Тойер посмотрел в окно. Ничто не указывало на то, где они находились, в каком городе. Дома на противоположной стороне улицы были достроены. Так выглядели Франкфурт, Штутгарт, промышленный район Хузум (где таковой находился, гаупткомиссар даже не подозревал), в конце концов, даже их местный соперник Мангейм - стекло, кругом стекло, беспорядочно-шикарное скопление деловых офисов, а может, и апартаментов…
- По-моему, на этот раз мы ничего не добьемся, - тихо проговорил он. - Во время прежних расследований мы всегда продвигались своим путем. Другие шли по официальному следу, а мы окольными, казалось бы, ведущими в никуда тропами. Теперь мы стоим у руля и должны следовать четким курсом. А я в этом не слишком силен.
Слово взял Штерн и чуточку ободрил своего приунывшего шефа. Порывшись в многочисленных листках, являвшихся свидетельством того, что комиссар - как с завистью заметил Тойер - ив свободное время размышлял над текущей проблемой, он серьезно сказал:
- На мой взгляд, все не так плохо. Ведь уже проверено следующее: люди, в чей сад она упала, находятся в отпуске. Это солидная пара с хорошей репутацией, у них одиннадцатилетняя дочь. Их алиби подтвердил один наш австрийский коллега, некий Хубер из Альп…

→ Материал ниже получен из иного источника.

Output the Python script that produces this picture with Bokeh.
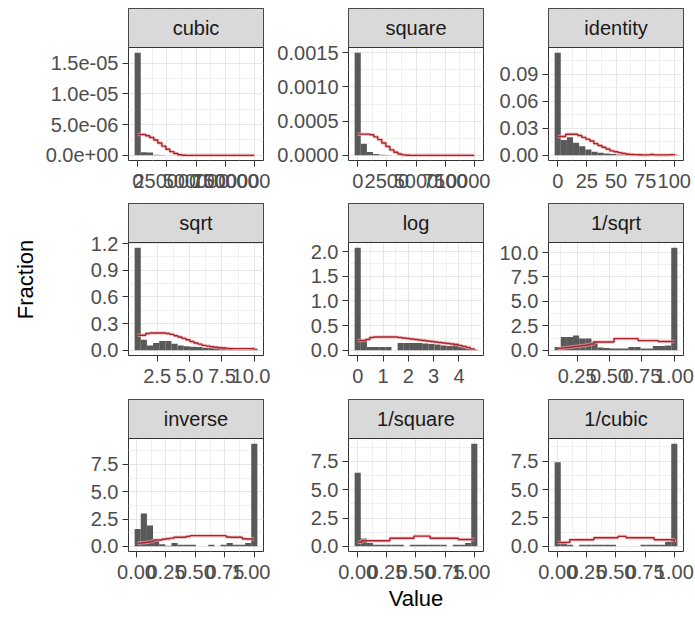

- Его фамилия ничего не добавляет к делу, - прокаркал Хафнер.
- В студенческом общежитии мы выяснили следующее, - терпеливо продолжал Штерн. - Там нашлись шестнадцать непросыхающих парней, все они храбро не выходили на улицу с самого Рождества. Кроме того, общежитие хоть и стоит поблизости от замка, но это еще ничего не значит. На смотровых площадках перебывало за эти дни столько народу, что никто ни на кого не обращал внимания. Риск засветиться был для всех одинаково велик либо, как мы видим, мал. Разумеется, найдется еще на удивление много людей, живущих там наверху, поблизости от места происшествия. Их, конечно, стоит прощупать в первую очередь…
Он пустил по кругу копию опроса. Хафнер, впечатлившийся такой основательной подготовкой своего коллеги, немедленно потянулся к фляжке. Против этого никто больше не возражал, за долгие месяцы комиссар ухитрился добиться того, что его алкоголизм все считали некой игрой природы. Да, Лейдиг даже поинтересовался с непривычной проникновенностью, кто же сделал ему такой симпатичный рождественский подарок.